「ゆー らぶ ひっぷほっぷ?」の巻

 たまには軽い話でも。「HIP HOP BIBLE」という日本語ラップのコンピレーションCDがある。「黒盤」「白盤」の二枚に分けられているのだが、前者は90年代後半〜2000年代の楽曲が収められている。曰くDABO、S-WORDなど。サグなビーボーイたちにバカウケな感じだ。もう片方の「白盤」であるが、これはほとんど歴史的資料に近い。T1SSにスチャダラの「今夜はブギーバック」、いとうせいこうの「東京ブロンクス」が入っている。いとう氏は言わば日本語ラップはっぴいえんど的な存在なのだけれど、なかなかその事実は認知されない。ところで、このレコードの一曲目は、かの「咲坂と桃内のごきげんいかが1・2・3」である。ラジオ番組「スネークマンショー」に登場する二人が自己紹介をしていくという内容で、日本語ラップの先駆けとしての印象が強い。おそらくここに収録されているのはスネークマンショーの企画ものレコード、通称「急いで口で吸え!」に入っている楽曲と同じものだろう。

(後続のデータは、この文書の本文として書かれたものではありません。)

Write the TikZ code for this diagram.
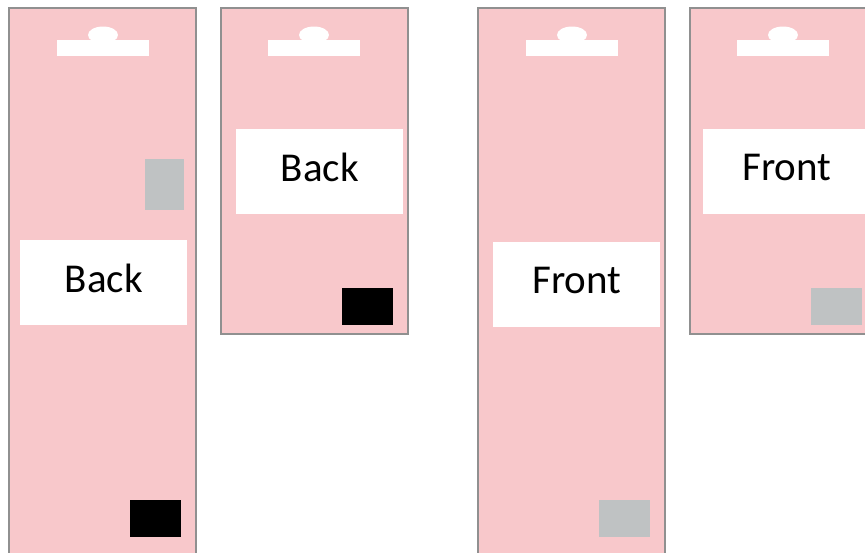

実はこのヴァージョンはリテイク(作曲は細野晴臣)であり、オリジナルはラジオ放送でしか聴くことが出来ない。こちらはSugarhill Gangの「Rapper's Delight」のバックトラックをそのまま用いており、要するにレゲエでいうところのオケが同じものなのだ。ちなみに放映は1980年4月25日。ここをもって世の通ぶっている人たちは「日本語ラップの元祖ってスネークマンショーなんだよね」と嘯くのだ。

 大ウソである。

 現在、音源として残っている日本語ラップの祖とされるべき作品は、実は100年以上も前に録音されたものだ。おわかりだろうか。1900年のパリ万博、と言えば思い半ばに過ぎる方もおられよう。その名を出すほどわたしは野暮ではない。かくいうわたしもそれを実際に聴くまでは「ごきげんいかが」が最初だと思っていた。それは80年も遡ってしまって大層驚かされた。しかし、そのワンコード構成と歯切れのいい歌詞は紛れもなく日本語ラップであった。世間を斜に構えた姿勢がHIPHOPだと言うなら、その曲はHIPHOPだ。何しろ当時の世相を皮肉っているのだから。かつてワールドツアーを行った彼らの楽曲が、100年の時を越えてわたしの感性を揺さぶるとは。自身が井蛙であることを再確認した瞬間だった。